** WHAT TO PRODUCE **
Copy out each line containing "this" from the entries below.

.....

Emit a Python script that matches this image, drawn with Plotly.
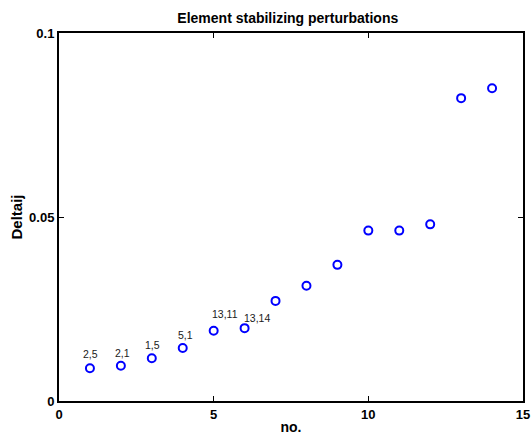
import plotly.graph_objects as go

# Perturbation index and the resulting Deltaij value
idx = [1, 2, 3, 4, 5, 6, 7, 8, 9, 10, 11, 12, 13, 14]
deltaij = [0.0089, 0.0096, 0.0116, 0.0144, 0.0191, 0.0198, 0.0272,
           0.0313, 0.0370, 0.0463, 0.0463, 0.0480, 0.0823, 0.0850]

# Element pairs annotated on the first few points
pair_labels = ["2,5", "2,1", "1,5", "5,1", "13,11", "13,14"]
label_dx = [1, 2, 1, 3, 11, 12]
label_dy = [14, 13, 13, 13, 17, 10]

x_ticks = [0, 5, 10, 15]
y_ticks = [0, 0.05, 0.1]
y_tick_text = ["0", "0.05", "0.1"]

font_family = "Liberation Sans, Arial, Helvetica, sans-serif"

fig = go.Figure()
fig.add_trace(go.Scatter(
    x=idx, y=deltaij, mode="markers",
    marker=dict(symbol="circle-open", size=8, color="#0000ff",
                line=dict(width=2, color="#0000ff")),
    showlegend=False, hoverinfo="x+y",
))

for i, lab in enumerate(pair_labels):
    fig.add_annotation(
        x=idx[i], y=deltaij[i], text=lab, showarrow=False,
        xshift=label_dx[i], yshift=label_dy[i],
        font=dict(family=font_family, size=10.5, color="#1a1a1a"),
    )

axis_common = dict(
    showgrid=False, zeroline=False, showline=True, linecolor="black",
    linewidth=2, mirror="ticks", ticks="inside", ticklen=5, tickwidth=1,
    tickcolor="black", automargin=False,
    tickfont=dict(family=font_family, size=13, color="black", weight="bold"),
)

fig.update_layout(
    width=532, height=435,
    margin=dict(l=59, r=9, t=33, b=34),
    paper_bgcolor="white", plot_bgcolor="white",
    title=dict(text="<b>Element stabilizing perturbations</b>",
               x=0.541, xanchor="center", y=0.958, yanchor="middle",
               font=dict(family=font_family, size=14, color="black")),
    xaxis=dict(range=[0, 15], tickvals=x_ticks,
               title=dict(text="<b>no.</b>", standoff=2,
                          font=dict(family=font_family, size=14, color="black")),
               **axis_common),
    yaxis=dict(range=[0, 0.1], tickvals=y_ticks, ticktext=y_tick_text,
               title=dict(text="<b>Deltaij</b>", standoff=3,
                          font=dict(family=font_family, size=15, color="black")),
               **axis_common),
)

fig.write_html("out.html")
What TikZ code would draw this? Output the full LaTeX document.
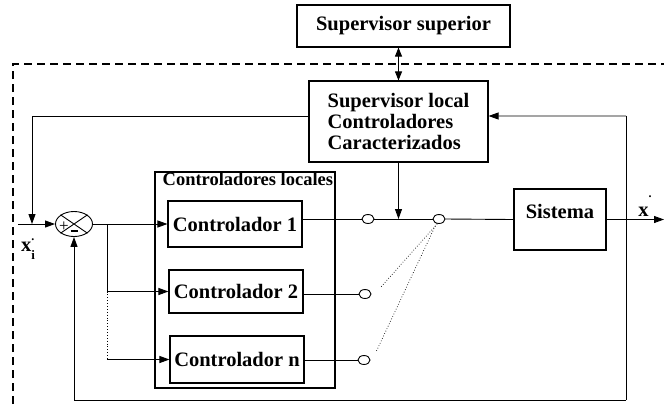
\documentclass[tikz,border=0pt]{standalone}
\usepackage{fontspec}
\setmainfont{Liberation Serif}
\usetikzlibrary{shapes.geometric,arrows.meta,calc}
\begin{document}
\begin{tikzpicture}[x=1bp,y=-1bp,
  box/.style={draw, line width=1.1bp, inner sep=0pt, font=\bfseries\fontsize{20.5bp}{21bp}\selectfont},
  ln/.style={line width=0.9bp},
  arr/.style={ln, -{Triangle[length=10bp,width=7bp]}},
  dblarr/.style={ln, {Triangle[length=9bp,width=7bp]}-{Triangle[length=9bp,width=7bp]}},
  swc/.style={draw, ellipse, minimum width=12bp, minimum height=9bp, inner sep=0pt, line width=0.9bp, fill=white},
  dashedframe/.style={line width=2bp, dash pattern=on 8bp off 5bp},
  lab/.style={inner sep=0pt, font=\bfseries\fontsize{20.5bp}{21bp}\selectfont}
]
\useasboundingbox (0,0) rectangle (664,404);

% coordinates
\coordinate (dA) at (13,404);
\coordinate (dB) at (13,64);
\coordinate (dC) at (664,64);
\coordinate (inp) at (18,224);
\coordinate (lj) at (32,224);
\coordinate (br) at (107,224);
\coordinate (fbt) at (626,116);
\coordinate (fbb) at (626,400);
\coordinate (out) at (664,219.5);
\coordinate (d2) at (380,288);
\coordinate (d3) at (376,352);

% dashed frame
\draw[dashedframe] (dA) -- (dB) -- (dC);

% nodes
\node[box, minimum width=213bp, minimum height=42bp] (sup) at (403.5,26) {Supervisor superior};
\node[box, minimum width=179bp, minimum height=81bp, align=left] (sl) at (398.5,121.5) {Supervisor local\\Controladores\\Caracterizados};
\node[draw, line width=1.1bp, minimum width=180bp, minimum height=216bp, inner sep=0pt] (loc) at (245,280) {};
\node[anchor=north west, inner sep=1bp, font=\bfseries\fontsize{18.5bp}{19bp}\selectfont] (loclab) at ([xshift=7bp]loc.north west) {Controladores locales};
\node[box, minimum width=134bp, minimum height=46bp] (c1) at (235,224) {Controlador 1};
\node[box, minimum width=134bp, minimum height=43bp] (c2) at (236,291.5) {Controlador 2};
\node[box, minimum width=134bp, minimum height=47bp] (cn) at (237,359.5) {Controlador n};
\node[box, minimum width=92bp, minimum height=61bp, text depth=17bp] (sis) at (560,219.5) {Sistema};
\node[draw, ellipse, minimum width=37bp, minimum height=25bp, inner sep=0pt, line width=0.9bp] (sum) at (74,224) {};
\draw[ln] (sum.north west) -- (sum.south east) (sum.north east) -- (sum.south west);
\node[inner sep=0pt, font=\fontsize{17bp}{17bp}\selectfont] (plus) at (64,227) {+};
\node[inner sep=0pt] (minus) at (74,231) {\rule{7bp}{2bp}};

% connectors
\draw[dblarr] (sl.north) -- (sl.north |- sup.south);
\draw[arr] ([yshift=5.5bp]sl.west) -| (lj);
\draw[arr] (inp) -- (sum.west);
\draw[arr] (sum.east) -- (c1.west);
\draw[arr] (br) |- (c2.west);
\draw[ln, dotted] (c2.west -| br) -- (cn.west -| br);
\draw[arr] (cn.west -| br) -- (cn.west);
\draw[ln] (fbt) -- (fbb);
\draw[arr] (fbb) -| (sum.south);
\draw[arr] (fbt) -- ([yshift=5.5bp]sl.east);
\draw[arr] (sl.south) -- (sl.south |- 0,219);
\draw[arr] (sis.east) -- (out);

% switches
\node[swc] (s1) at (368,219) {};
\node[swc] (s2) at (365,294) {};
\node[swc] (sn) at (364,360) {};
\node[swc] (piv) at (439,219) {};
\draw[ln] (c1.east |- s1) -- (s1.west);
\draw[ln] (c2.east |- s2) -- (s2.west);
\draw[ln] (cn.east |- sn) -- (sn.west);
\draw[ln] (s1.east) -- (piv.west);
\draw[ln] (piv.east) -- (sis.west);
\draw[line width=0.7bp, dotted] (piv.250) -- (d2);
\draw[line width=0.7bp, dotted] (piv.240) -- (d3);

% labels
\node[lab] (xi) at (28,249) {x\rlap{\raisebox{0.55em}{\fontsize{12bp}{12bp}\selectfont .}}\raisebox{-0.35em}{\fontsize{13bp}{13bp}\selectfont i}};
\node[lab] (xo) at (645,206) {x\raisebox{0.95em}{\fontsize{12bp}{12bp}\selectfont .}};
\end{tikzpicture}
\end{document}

.....

** TASK OUTPUT **
Emit a Python script that matches this image, drawn with Plotly.
What TikZ code would draw this? Output the full LaTeX document.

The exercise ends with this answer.